## Set problem
Keep every line where the word "seaborn" appears; drop the rest.

## Data lines
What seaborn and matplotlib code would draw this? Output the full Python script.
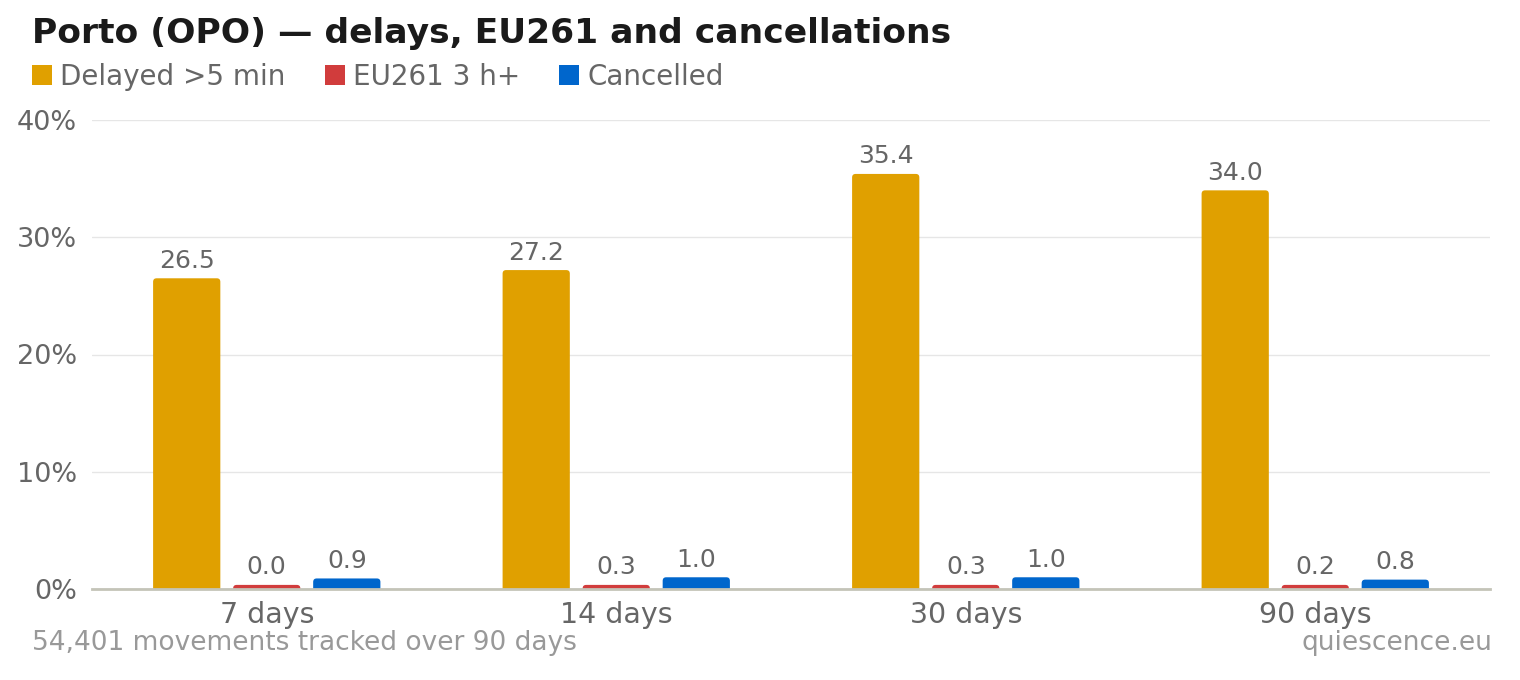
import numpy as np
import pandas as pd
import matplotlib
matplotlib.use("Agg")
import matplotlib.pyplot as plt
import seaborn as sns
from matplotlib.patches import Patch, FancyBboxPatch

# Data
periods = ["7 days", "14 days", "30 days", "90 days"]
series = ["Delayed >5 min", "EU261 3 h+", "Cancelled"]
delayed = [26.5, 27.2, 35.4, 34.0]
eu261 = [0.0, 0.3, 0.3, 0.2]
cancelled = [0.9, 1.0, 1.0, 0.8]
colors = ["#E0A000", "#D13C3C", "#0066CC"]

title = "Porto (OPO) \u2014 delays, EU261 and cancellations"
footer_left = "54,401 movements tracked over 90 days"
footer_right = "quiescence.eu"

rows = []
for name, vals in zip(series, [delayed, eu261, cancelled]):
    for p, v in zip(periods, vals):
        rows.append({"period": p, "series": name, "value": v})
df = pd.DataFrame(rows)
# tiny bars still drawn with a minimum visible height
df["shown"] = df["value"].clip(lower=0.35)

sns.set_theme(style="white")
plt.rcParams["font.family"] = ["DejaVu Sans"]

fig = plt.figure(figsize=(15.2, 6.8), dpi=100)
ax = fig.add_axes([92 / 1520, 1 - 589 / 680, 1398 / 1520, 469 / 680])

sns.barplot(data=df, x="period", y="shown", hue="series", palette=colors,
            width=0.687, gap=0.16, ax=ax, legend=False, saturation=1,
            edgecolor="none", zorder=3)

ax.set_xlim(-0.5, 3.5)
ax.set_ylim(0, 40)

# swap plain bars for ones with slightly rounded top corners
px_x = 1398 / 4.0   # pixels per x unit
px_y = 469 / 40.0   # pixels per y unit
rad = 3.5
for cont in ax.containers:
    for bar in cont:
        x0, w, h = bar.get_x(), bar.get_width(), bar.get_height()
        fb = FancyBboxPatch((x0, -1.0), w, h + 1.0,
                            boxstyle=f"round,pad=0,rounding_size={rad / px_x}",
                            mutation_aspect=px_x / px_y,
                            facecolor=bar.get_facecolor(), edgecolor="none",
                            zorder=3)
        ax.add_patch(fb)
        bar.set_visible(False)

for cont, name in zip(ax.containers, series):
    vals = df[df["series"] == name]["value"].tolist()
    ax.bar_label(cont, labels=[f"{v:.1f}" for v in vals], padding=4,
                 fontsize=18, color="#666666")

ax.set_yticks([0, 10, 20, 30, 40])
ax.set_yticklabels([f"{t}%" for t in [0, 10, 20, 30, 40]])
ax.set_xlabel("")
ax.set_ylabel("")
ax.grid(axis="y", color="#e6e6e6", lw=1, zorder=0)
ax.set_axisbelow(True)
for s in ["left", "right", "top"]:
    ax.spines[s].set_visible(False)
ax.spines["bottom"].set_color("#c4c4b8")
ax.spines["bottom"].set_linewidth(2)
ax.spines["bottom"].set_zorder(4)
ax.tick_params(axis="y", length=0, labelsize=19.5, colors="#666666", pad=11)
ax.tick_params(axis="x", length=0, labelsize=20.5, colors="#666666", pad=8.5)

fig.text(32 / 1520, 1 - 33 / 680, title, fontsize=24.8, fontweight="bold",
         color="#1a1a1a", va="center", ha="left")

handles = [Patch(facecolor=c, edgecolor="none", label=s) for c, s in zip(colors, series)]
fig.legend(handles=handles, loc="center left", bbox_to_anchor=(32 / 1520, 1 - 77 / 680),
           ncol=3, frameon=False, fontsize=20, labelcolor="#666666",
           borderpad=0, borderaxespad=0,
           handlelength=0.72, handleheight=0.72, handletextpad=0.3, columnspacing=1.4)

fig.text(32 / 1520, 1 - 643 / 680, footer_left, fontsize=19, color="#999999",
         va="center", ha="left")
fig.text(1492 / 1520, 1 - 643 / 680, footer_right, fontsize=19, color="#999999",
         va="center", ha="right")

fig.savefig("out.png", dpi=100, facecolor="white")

## Written response
What seaborn and matplotlib code would draw this? Output the full Python script.
import seaborn as sns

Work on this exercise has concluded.